Variations on the familiar "Golden Rule" are found in most world religions:
* Christian version: "Treat others as you would like them to treat you" (Luke 6:31, New English Bible).
* Hindu version: "Let not any man do unto another any act that he wisheth not done to himself by others, knowing it to be painful to himself" (Mahabharata, Shanti Parva, cclx.21).
* Confucian version: "Do not do to others what you would not want them to do to you" (Analects, Book xii, #2).
* Buddhist version: "Hurt not others with that which pains yourself" (Udanavarga, v. 18).
* Jewish version: "What is hateful to yourself do not do to your fellow man.
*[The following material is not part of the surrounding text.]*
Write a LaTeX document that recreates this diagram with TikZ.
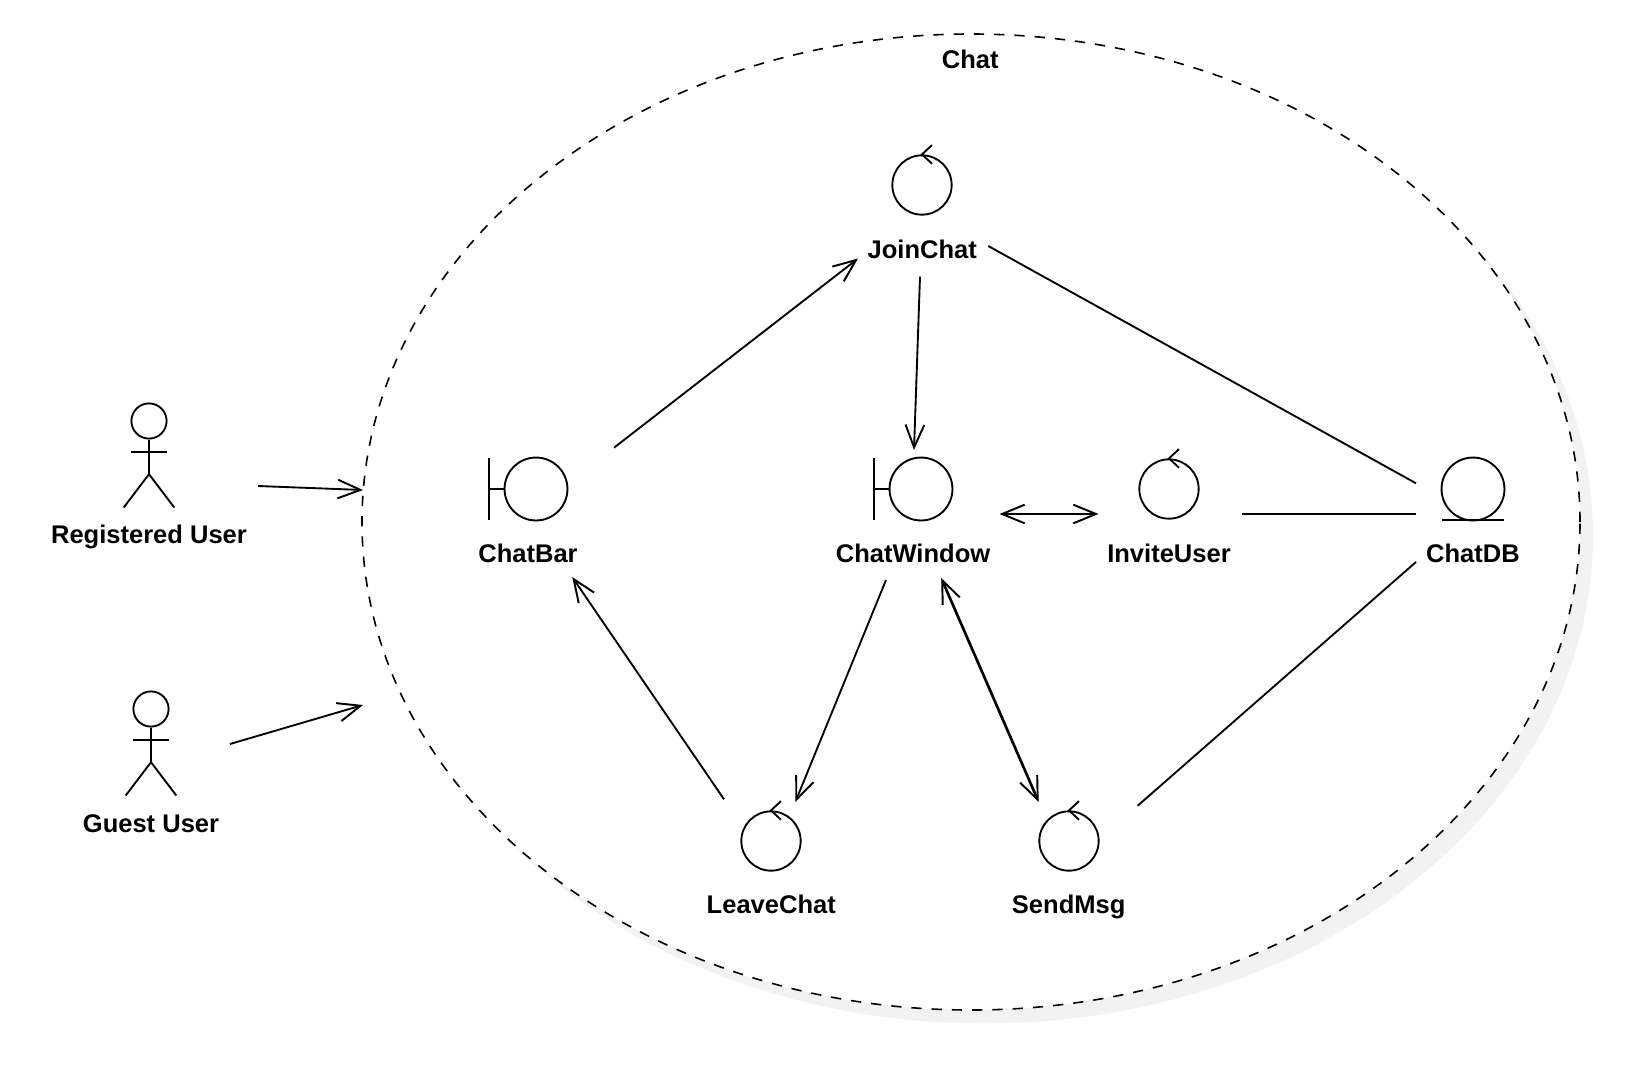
\documentclass[tikz,border=0pt]{standalone}
\usepackage{fontspec}
\setmainfont{Liberation Sans}
\usetikzlibrary{arrows.meta,shapes.geometric}
\definecolor{shadowgray}{HTML}{F2F2F2}
\tikzset{
  px/.style={x=0.75pt,y=-0.75pt},
  stroke/.style={draw=black,line width=1.4pt},
  conn/.style={draw=black,line width=1.4pt,line cap=butt},
  heavyconn/.style={conn,line width=1.75pt},
  doubleconn/.style={conn,line width=2pt},
  openhead/.style={>={Straight Barb[length=17pt,width=14pt,line width=1.45pt]}},
  lab/.style={font=\fontsize{19.15}{22}\selectfont\bfseries,anchor=base,inner sep=0pt,text=black},
  bigring/.style={circle,stroke,inner sep=0pt,minimum size=47.2pt},
  ctrlring/.style={circle,stroke,inner sep=0pt,minimum size=44.5pt},
  headring/.style={circle,stroke,inner sep=0pt,minimum size=26.4pt},
  boundary/.style={ellipse,inner sep=0pt,minimum width=913.5pt,minimum height=732pt},
}
\newcommand{\controlicon}[3]{% name, x, y
  \node[ctrlring] (#1) at (#2,#3) {};
  \draw[stroke] ([xshift=7.5pt,yshift=7pt]#1.north) -- (#1.north) -- ([xshift=7.5pt,yshift=-7pt]#1.north);
}
\newcommand{\boundaryicon}[3]{% name, x, y
  \node[bigring] (#1) at (#2,#3) {};
  \draw[stroke] ([xshift=-35.25pt]#1.center) ++(0,23.25pt) -- ++(0,-46.5pt);
  \draw[stroke] ([xshift=-35.25pt]#1.center) -- (#1.west);
}
\newcommand{\actoricon}[3]{% name, x, y of head
  \node[headring] (#1) at (#2,#3) {};
  \draw[stroke] (#1.south) -- ++(0,-26pt) coordinate (#1hip);
  \draw[stroke] ([yshift=-9.5pt]#1.south) ++(-13.5pt,0) -- ++(27pt,0);
  \draw[stroke] ([xshift=-19pt,yshift=-25pt]#1hip) -- (#1hip) -- ([xshift=19pt,yshift=-25pt]#1hip);
}
\begin{document}
\begin{tikzpicture}[px]
\useasboundingbox (0,0) rectangle (1636,1076);
% boundary
\node[boundary,fill=shadowgray] (shadowshape) at (984,535.5) {};
\node[boundary,fill=white,draw=black,line width=1.2pt,dash pattern=on 7.7pt off 7.5pt] (chatzone) at (971,522) {};
\node[lab] (chatlab) at (970.3,68.2) {Chat};
% actors
\actoricon{reg}{149}{421}
\node[lab] (reglab) at (149,543.5) {Registered User};
\actoricon{guest}{151}{709}
\node[lab] (guestlab) at (151,832) {Guest User};
% icons
\boundaryicon{chatbar}{536}{489}
\node[lab] (chatbarlab) at (528,562) {ChatBar};
\boundaryicon{chatwin}{921}{489}
\node[lab] (chatwinlab) at (913,562) {ChatWindow};
\controlicon{join}{922}{185}
\node[lab] (joinlab) at (922.3,258) {JoinChat};
\controlicon{invite}{1169}{489}
\node[lab] (invitelab) at (1169,562) {InviteUser};
\controlicon{leave}{771}{841}
\node[lab] (leavelab) at (771.3,913.3) {LeaveChat};
\controlicon{send}{1069}{841}
\node[lab] (sendlab) at (1068.7,913.3) {SendMsg};
\node[bigring] (db) at (1473,489) {};
\draw[stroke] (1442,520) coordinate (dbl) -- (1504,520) coordinate (dbr);
\node[lab] (dblab) at (1473,562) {ChatDB};
% connector ends
\coordinate (regOut) at (258,486);
\coordinate (regIn) at (363,490);
\coordinate (guestOut) at (230,744);
\coordinate (guestIn) at (363,705);
\coordinate (barOut) at (614,447.7);
\coordinate (joinIn) at (858,258.5);
\coordinate (joinOut) at (920,276.7);
\coordinate (winTop) at (914,450);
\coordinate (joinRight) at (988.3,246);
\coordinate (dbA) at (1416,483.3);
\coordinate (winRight) at (999.5,514);
\coordinate (inviteLeft) at (1098.5,514);
\coordinate (inviteRight) at (1242,514);
\coordinate (dbB) at (1416,514);
\coordinate (dbC) at (1416,562);
\coordinate (sendRight) at (1137.7,805.7);
\coordinate (winBottomL) at (886,580);
\coordinate (leaveTop) at (795.3,802);
\coordinate (winBottomR) at (941.2,578);
\coordinate (sendTop) at (1038.7,802);
\coordinate (leaveLeft) at (724,799.3);
\coordinate (barBottom) at (572.2,577);
% connectors
\begin{scope}[openhead]
\draw[conn,->] (regOut) -- (regIn);
\draw[conn,->] (guestOut) -- (guestIn);
\draw[conn,->] (barOut) -- (joinIn);
\draw[conn,->] (joinOut) -- (winTop);
\draw[heavyconn,<->] (winRight) -- (inviteLeft);
\draw[conn,->] (winBottomL) -- (leaveTop);
\draw[doubleconn,<->] (winBottomR) -- (sendTop);
\draw[conn,->] (leaveLeft) -- (barBottom);
\end{scope}
\draw[conn] (joinRight) -- (dbA);
\draw[heavyconn] (inviteRight) -- (dbB);
\draw[conn] (dbC) -- (sendRight);
\end{tikzpicture}
\end{document}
That is the whole of the Torah" (Babylonian Talmud, Shabbath 31a).
* Muslim version: "No man is a true believer unless he desires for his brother that which he desires for himself" (Hadith, Muslim, imam 71-72).
Collected by C. Harris, M. Pritchard, and M. Rabins, in Engineering Ethics: Concepts and Cases, second edition (Wadsworth, 2000), p. 86.
And a couple of other non-religious variations to add to the mix:
* Kant: "Act only according to that maxim whereby you can at the same time will that it should become a universal law."
* Rawls: "First: each person is to have an equal right to the most extensive liberty compatible with a similar liberty for others. Second: Social and economic inequalities are to be arranged so that they are both (a) to the greatest benefit of the least advantaged and (b) attached to offices and positions open to all under conditions of fair equality of opportunity."
[You could have made that just a
bit snappier Mr R to justify a place on the R3OK Proverbs Thread.